Captain James "Matt" French was arrested Sunday after Sgt. Chris Skinner said he saw French swerving in his SUV and turning without using a signal, according to the video footage.

Skinner stops French as the captain pulls into the driveway of a home. French immediately gets out with his hands in the air, the video shows. Skinner then orders him back inside the vehicle.

"I'm ..." French begins to say.

"Drunk?" Skinner asks.

"No. I'm the captain," French replies.

French gets back in his SUV and again tells Skinner that he is with the city's police department. He then whispers to Skinner: "Turn your camera off."

Skinner refused the request and asks French to exit the vehicle.

French says on the video that he was at a poker game and had three or four beers. Skinner asks French if he thinks he should have been driving.

"No, but I came from four blocks," the captain responds.

Skinner instructs French to lift one leg and count until he's told to stop. When French loses his balance he again asks the officer to turn his camera off.

"I cannot sir. I know you're aware of our body camera policy. You know I cannot turn off this body camera," the officer says. "I have taken an oath to uphold the law. I don't show favoritism to anyone, regardless. I don't care if you're a gangbanger or the President of the United States."
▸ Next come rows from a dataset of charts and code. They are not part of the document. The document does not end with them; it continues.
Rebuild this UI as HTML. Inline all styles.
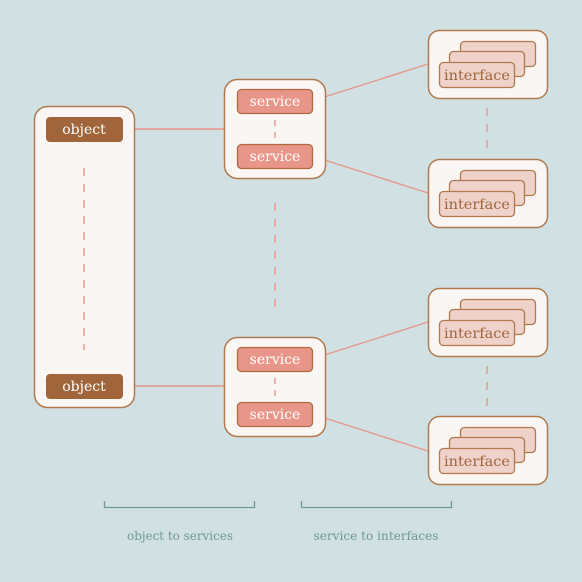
<!DOCTYPE html>
<html><head><style>html,body{margin:0;padding:0;background:#d1e0e3}</style></head><body>
<svg width="582" height="577" viewBox="0 0 582 577" xmlns="http://www.w3.org/2000/svg" font-family="'DejaVu Serif','Liberation Serif',serif">
<rect width="582" height="577" fill="#d1e0e3"/>
<g stroke="#e8968a" stroke-width="1.4" fill="none">
<line x1="122" y1="129" x2="224" y2="129"/>
<line x1="122" y1="386" x2="224" y2="386"/>
<line x1="312" y1="101" x2="428" y2="64"/>
<line x1="312" y1="156" x2="428" y2="193"/>
<line x1="312" y1="359" x2="428" y2="322"/>
<line x1="312" y1="414" x2="428" y2="451"/>
</g>
<g fill="#faf6f3" stroke="#b07a4e" stroke-width="1.5">
<rect x="34.5" y="106.5" width="100" height="301" rx="13"/>
<rect x="224.5" y="79.5" width="101" height="99" rx="13"/>
<rect x="224.5" y="337.5" width="101" height="99" rx="13"/>
<rect x="428.5" y="30.5" width="119" height="68" rx="11"/>
<rect x="428.5" y="159.5" width="119" height="68" rx="11"/>
<rect x="428.5" y="288.5" width="119" height="68" rx="11"/>
<rect x="428.5" y="416.5" width="119" height="68" rx="11"/>
</g>
<g stroke="#e8968a" stroke-width="1.4" fill="none">
<g stroke-dasharray="8,8">
<line x1="84" y1="168" x2="84" y2="350"/>
<line x1="275" y1="203" x2="275" y2="310"/>
<line x1="487" y1="108" x2="487" y2="150"/>
<line x1="487" y1="366" x2="487" y2="408"/>
</g>
<g stroke-dasharray="6,6">
<line x1="275" y1="120" x2="275" y2="138"/>
<line x1="275" y1="378" x2="275" y2="396"/>
</g>
</g>
<g fill="#a0653a">
<rect x="46" y="117" width="77" height="25" rx="4"/>
<rect x="46" y="374" width="77" height="25" rx="4"/>
</g>
<g fill="#fff" font-size="14" text-anchor="middle">
<text x="84" y="134">object</text>
<text x="84" y="391">object</text>
</g>
<g fill="#e8968a" stroke="#b06a40" stroke-width="1.3">
<rect x="237.5" y="89.5" width="75" height="24" rx="4"/>
<rect x="237.5" y="144.5" width="75" height="24" rx="4"/>
<rect x="237.5" y="347.5" width="75" height="24" rx="4"/>
<rect x="237.5" y="402.5" width="75" height="24" rx="4"/>
</g>
<g fill="#fff" font-size="14" text-anchor="middle">
<text x="275" y="106">service</text>
<text x="275" y="161">service</text>
<text x="275" y="364">service</text>
<text x="275" y="419">service</text>
</g>
<defs>
<g id="st">
<rect x="460.5" y="41.5" width="75" height="25" rx="4"/>
<rect x="449.5" y="51.5" width="75" height="25" rx="4"/>
<rect x="439.5" y="62.5" width="75" height="25" rx="4"/>
</g>
</defs>
<g fill="#efd2c9" stroke="#b07a4e" stroke-width="1.3">
<use href="#st"/>
<use href="#st" y="129"/>
<use href="#st" y="258"/>
<use href="#st" y="386"/>
</g>
<g fill="#a0653a" font-size="14" text-anchor="middle">
<text x="477" y="80" textLength="66" lengthAdjust="spacingAndGlyphs">interface</text>
<text x="477" y="209" textLength="66" lengthAdjust="spacingAndGlyphs">interface</text>
<text x="477" y="338" textLength="66" lengthAdjust="spacingAndGlyphs">interface</text>
<text x="477" y="466" textLength="66" lengthAdjust="spacingAndGlyphs">interface</text>
</g>
<g stroke="#6f9a8f" stroke-width="1.3" fill="none">
<path d="M104.5 501v6.5h150v-6.5"/>
<path d="M301.5 501v6.5h150v-6.5"/>
</g>
<g fill="#6f9a8f" font-size="12" text-anchor="middle">
<text x="180" y="540" textLength="106" lengthAdjust="spacingAndGlyphs">object to services</text>
<text x="376" y="540" textLength="125" lengthAdjust="spacingAndGlyphs">service to interfaces</text>
</g>
</svg>
</body></html>
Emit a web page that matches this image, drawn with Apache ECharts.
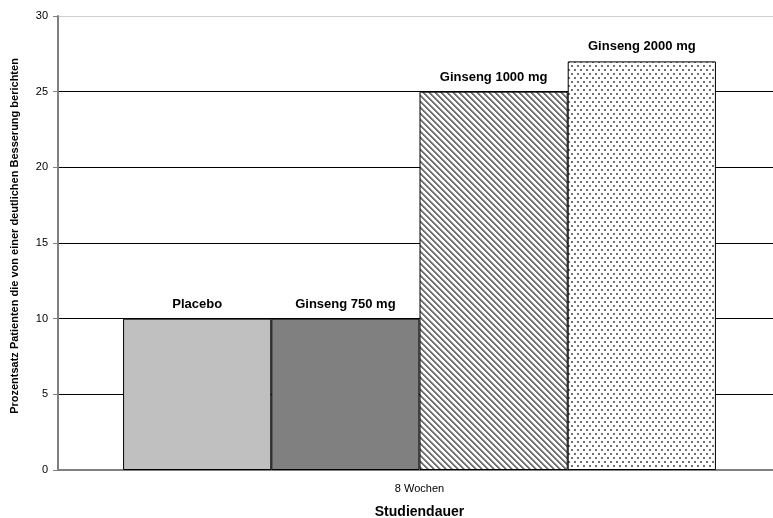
<!DOCTYPE html>
<html>
<head>
<meta charset="utf-8">
<script src="https://cdn.jsdelivr.net/npm/echarts@6/dist/echarts.min.js"></script>
<style>html,body{margin:0;padding:0;background:#fff;overflow:hidden}#c{width:773px;height:518px}</style>
</head>
<body>
<div id="c"></div>
<script>
var categories = ['8 Wochen'];
var seriesNames = ['Placebo', 'Ginseng 750 mg', 'Ginseng 1000 mg', 'Ginseng 2000 mg'];
var seriesValues = [[10], [10], [25], [27]];
var yTicks = [0, 5, 10, 15, 20, 25, 30];

function stripePattern() {
  var n = 6;
  var c = document.createElement('canvas');
  c.width = n; c.height = n;
  var g = c.getContext('2d');
  g.fillStyle = '#fff'; g.fillRect(0, 0, n, n);
  for (var i = 0; i < n; i++) {
    g.fillStyle = '#707070';
    g.fillRect(i, i, 1, 1);
    g.fillRect((i + 1) % n, i, 1, 1);
    g.fillStyle = '#b0b0b0';
    g.fillRect((i + 2) % n, i, 1, 1);
  }
  return c;
}
function dotPattern() {
  var c = document.createElement('canvas');
  c.width = 6; c.height = 8;
  var g = c.getContext('2d');
  g.fillStyle = '#fff'; g.fillRect(0, 0, 6, 8);
  g.fillStyle = '#707070';
  g.fillRect(1, 1, 2, 2);
  g.fillRect(4, 5, 2, 2);
  return c;
}
var fills = ['#c0c0c0', '#808080', { image: stripePattern(), repeat: 'repeat' }, { image: dotPattern(), repeat: 'repeat' }];

var font = '"Liberation Sans", Arial, sans-serif';
var chart = echarts.init(document.getElementById('c'));
chart.setOption({
  animation: false,
  textStyle: { fontFamily: font },
  grid: { left: 58, width: 723, top: 16, bottom: 48, outerBoundsMode: 'none', containLabel: false },
  xAxis: {
    type: 'category',
    data: categories,
    name: 'Studiendauer',
    nameLocation: 'middle',
    nameGap: 35,
    nameTextStyle: { fontFamily: font, fontWeight: 'bold', fontSize: 14, color: '#000' },
    axisLine: { lineStyle: { color: '#808080', width: 2 } },
    axisTick: { show: false },
    axisLabel: { color: '#000', fontSize: 11, margin: 13, fontFamily: font }
  },
  yAxis: {
    type: 'value',
    min: yTicks[0], max: yTicks[yTicks.length - 1], interval: 5,
    name: 'Prozentsatz Patienten die von einer deutlichen Besserung berichten',
    nameLocation: 'middle',
    nameGap: 38,
    nameTextStyle: { fontFamily: font, fontWeight: 'bold', fontSize: 11, color: '#000', padding: [0, 0, 0, 14] },
    axisLine: { show: true, lineStyle: { color: '#808080', width: 2 } },
    axisTick: { show: true, length: 5, lineStyle: { color: '#808080' } },
    axisLabel: { color: '#000', fontSize: 11, margin: 10, fontFamily: font },
    splitLine: { show: true, lineStyle: { color: ['#000', '#000', '#000', '#000', '#000', '#000', '#d0d0d0'], width: 1 } }
  },
  series: seriesNames.map(function (n, i) {
    return {
      name: n,
      type: 'bar',
      data: seriesValues[i],
      barGap: '0%',
      barCategoryGap: '18%',
      itemStyle: { color: fills[i], borderColor: '#000', borderWidth: 1 },
      label: {
        show: true, position: 'top', distance: 8,
        formatter: n, fontWeight: 'bold', fontSize: 13, color: '#000', fontFamily: font
      }
    };
  })
});
</script>
</body>
</html>
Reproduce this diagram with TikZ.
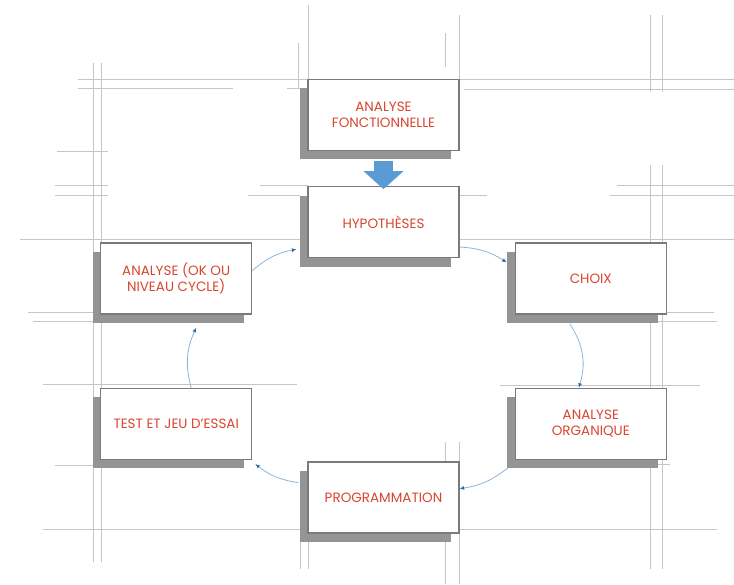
\documentclass[tikz,border=0pt]{standalone}
\usepackage{fontspec}
\setmainfont{Poppins}
\usepackage{tikz}
\usetikzlibrary{arrows.meta,positioning,shadows}
\definecolor{Rouge}{HTML}{D9452F}
\definecolor{Cadre}{HTML}{7A7A7A}
\definecolor{Ombre}{HTML}{949494}
\definecolor{Trait}{HTML}{C6C6C6}
\definecolor{BleuFleche}{HTML}{5B9BD5}
\definecolor{BleuClair}{HTML}{8DB4D9}
\definecolor{BleuFonce}{HTML}{2D6AA3}

\begin{document}
\begin{tikzpicture}[
  x=1pt, y=-1pt,
  node distance=35pt and 55pt,
  etape/.style={
    draw=Cadre,
    line width=1.3pt,
    fill=white,
    align=center,
    minimum width=151pt,
    minimum height=71pt,
    inner sep=2pt,
    text=Rouge,
    font=\fontsize{13.5}{16}\selectfont,
    general shadow={fill=Ombre, shadow xshift=-8pt, shadow yshift=-9pt}
  },
  guide/.style={draw=Trait, line width=0.7pt},
  lien/.style={draw=BleuClair, line width=0.8pt, -{Latex[length=4.5pt,width=4pt,color=BleuFonce]}},
  fleche/.style={draw=BleuFleche, line width=19pt, -{Triangle[length=18pt,width=39pt]}}
]
  \useasboundingbox (0,0) rectangle (734,585);

  \draw[guide] (78,79) -- (734,79) (78,88) -- (233,88) (287,88) -- (300,88) (464,89) -- (734,89)
    (57,151) -- (108,151) (55,185) -- (108,185) (260,185) -- (308,185) (617,185) -- (734,185)
    (55,195) -- (108,195) (248,195) -- (300,195) (459,195) -- (487,195) (610,195) -- (734,195)
    (20,239) -- (734,239) (28,312) -- (103,312) (33,321) -- (94,321) (664,312) -- (714,312)
    (652,321) -- (717,321) (43,384) -- (297,384) (500,385) -- (700,385) (55,465) -- (94,465)
    (652,464) -- (670,464) (43,529) -- (300,529) (459,529) -- (717,529);
  \draw[guide] (93,63) -- (93,562) (101,63) -- (101,562) (298,43) -- (298,88) (308,5) -- (308,80)
    (459,15) -- (459,80) (445,33) -- (445,67) (650,15) -- (650,92) (662,15) -- (662,92)
    (650,165) -- (650,569) (662,165) -- (662,569) (445,442) -- (445,584) (459,442) -- (459,584)
    (308,539) -- (308,569) (300,539) -- (300,569);

  \node[etape] (fonc) at (383.5,115) {ANALYSE\\FONCTIONNELLE};
  \node[etape, below=of fonc] (hyp) {HYPOTHÈSES};
  \node[etape, below right=-16pt and 55pt of hyp] (choix) {CHOIX};
  \node[etape, below left=-16pt and 55pt of hyp] (anok) {ANALYSE (OK OU\\NIVEAU CYCLE)};
  \node[etape, below=73pt of choix] (orga) {ANALYSE\\ORGANIQUE};
  \node[etape, below=73pt of anok] (test) {TEST ET JEU D’ESSAI};
  \node[etape, below=203pt of hyp] (prog) {PROGRAMMATION};

  \draw[fleche] ([yshift=-10pt]fonc.south) -- ([yshift=-3pt]hyp.north);
  \draw[lien] (hyp.-18) to[bend left=15] ([xshift=-8pt]choix.168);
  \draw[lien] ([xshift=-21pt,yshift=-9pt]choix.south) to[bend left=25] ([xshift=-12pt]orga.north);
  \draw[lien] ([xshift=-7pt,yshift=-8pt]orga.south west) to[bend left=15] ([yshift=9pt]prog.east);
  \draw[lien] ([xshift=-9pt,yshift=15pt]prog.west) to[bend left=15] ([xshift=3pt,yshift=-4pt]test.south east);
  \draw[lien] ([xshift=15pt]test.north) to[bend left=20] ([xshift=20pt,yshift=-13pt]anok.south);
  \draw[lien] ([yshift=8pt]anok.east) to[bend left=15] ([xshift=-11pt,yshift=-27pt]hyp.west);
\end{tikzpicture}
\end{document}
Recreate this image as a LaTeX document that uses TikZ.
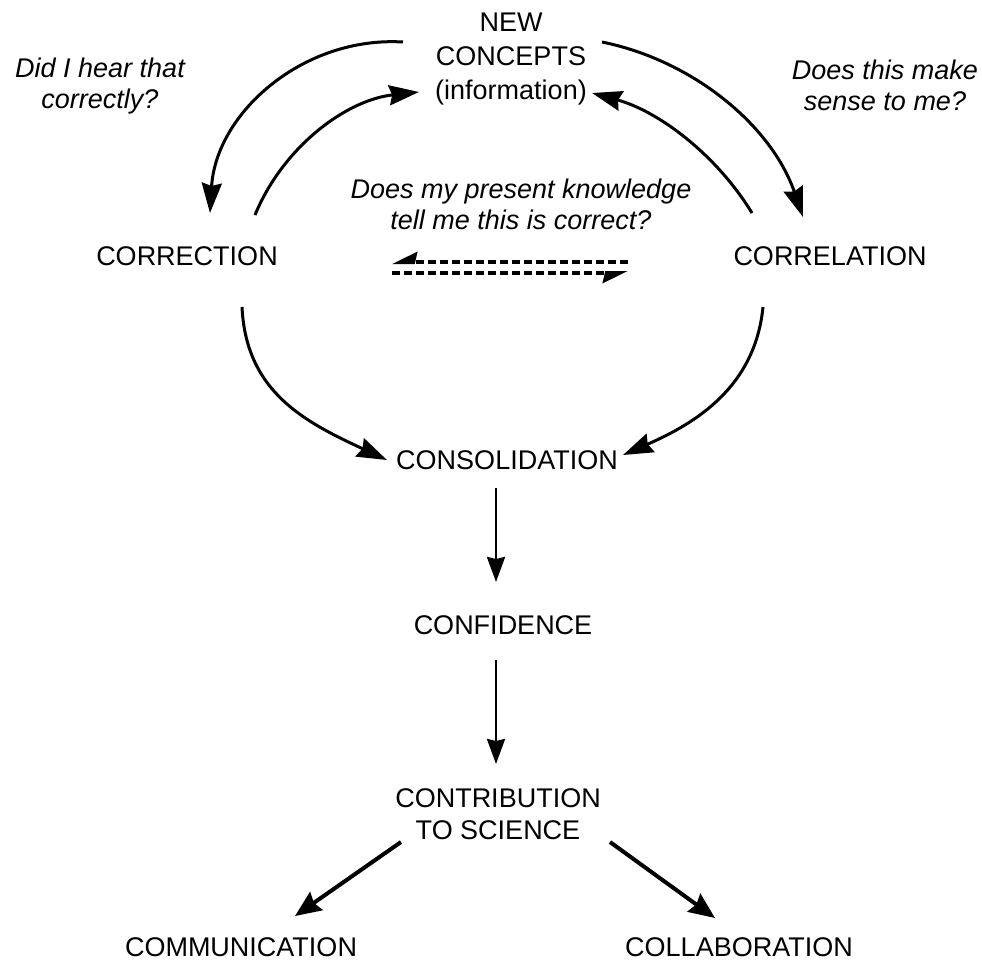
\documentclass[tikz,border=0pt]{standalone}
\usepackage{fontspec}
\setmainfont{Liberation Sans}
\usetikzlibrary{arrows.meta,calc}
\begin{document}
\begin{tikzpicture}[x=1pt,y=-1pt,
  lbl/.style={inner sep=0pt,outer sep=0pt,align=center,font=\fontsize{27}{32}\selectfont},
  qst/.style={lbl,font=\fontsize{27}{31}\selectfont\itshape},
  arcarrow/.style={line width=3pt,-{Stealth[length=30pt,width=20pt,inset=3pt]}},
  vertarrow/.style={line width=2.4pt,-{Stealth[length=25pt,width=18pt,inset=2pt]}},
  diagarrow/.style={line width=4pt,-{Stealth[length=26pt,width=22pt,inset=3pt]}},
  dashline/.style={line width=4pt,dash pattern=on 8pt off 4pt}
]
\fill[white] (0,0) rectangle (982,961);
\useasboundingbox (0,0) rectangle (982,961);

% nodes
\node[lbl,anchor=north,font=\fontsize{27}{34}\selectfont] (newc) at (511,13) {NEW\\CONCEPTS\\(information)};
\node[qst,anchor=north] (q1) at (100,58) {Did I hear that\\correctly?};
\node[qst,anchor=north] (q2) at (885,60) {Does this make\\sense to me?};
\node[qst,anchor=north] (q3) at (521,179) {Does my present knowledge\\tell me this is correct?};
\node[lbl] (corr) at (187,256) {CORRECTION};
\node[lbl] (correl) at (830,256) {CORRELATION};
\node[lbl] (consol) at (507,460) {CONSOLIDATION};
\node[lbl] (conf) at (503,625) {CONFIDENCE};
\node[lbl,anchor=north] (contrib) at (498,789) {CONTRIBUTION\\TO SCIENCE};
\node[lbl] (comm) at (241,947) {COMMUNICATION};
\node[lbl] (collab) at (739,947) {COLLABORATION};

% upper loop
\draw[arcarrow] ($(newc.north)+(-108,29)$) .. controls (303,36) and (216,113) .. ($(corr)+(23,-43)$);
\draw[arcarrow] ($(corr)+(68,-41)$) .. controls (283,147) and (346,100) .. ($(newc.north)+(-92,79)$);
\draw[arcarrow] ($(newc.north)+(91,29)$) .. controls (695,61) and (772,127) .. ($(correl)+(-27,-39)$);
\draw[arcarrow] ($(correl)+(-78,-43)$) .. controls (716,154) and (658,111) .. ($(newc.north)+(81,80)$);

% lower loop
\draw[arcarrow] ($(corr)+(55,51)$) .. controls (246,392) and (305,422) .. ($(consol)+(-120,0)$);
\draw[arcarrow] ($(correl)+(-67,51)$) .. controls (755,387) and (696,423) .. ($(consol)+(116,-5)$);

% dashed double harpoon
\coordinate (dA) at (392,262);
\coordinate (dB) at (628,262);
\coordinate (dC) at (392,273);
\coordinate (dD) at (628,273);
\draw[dashline,-{Stealth[harpoon,swap,length=21pt,width=20pt,inset=2pt]}] (dB) -- (dA);
\draw[dashline,-{Stealth[harpoon,swap,length=21pt,width=20pt,inset=2pt]}] (dC) -- (dD);

% chain
\draw[vertarrow] ($(consol)+(-11,28)$) -- ($(conf)+(-7,-43)$);
\draw[vertarrow] ($(conf)+(-7,35)$) -- ($(contrib.north)+(-2,-25)$);
\draw[diagarrow] ($(contrib.north)+(-97,53)$) -- ($(comm)+(54,-31)$);
\draw[diagarrow] ($(contrib.north)+(112,53)$) -- ($(collab)+(-24,-29)$);
\end{tikzpicture}
\end{document}
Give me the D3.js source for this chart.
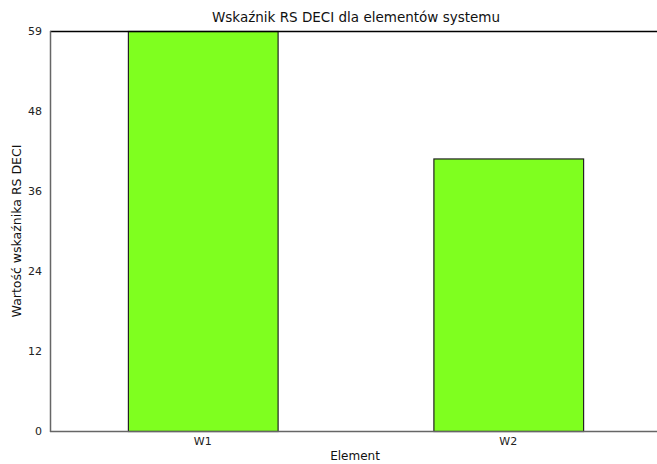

French is eventually placed in handcuffs after repeatedly losing his balance.

The Oklahoma City Police Department said French has been employed with them for 32 years. The department will conduct a criminal investigation followed by an administrative investigation into French's actions, a spokesperson said.

CORRECTION (March 17, 2023, 6:22 p.m. ET) A previous headline on this article misstated the rank of the Oklahoma City law enforcement official seen in the video. He is a police captain, not the chief.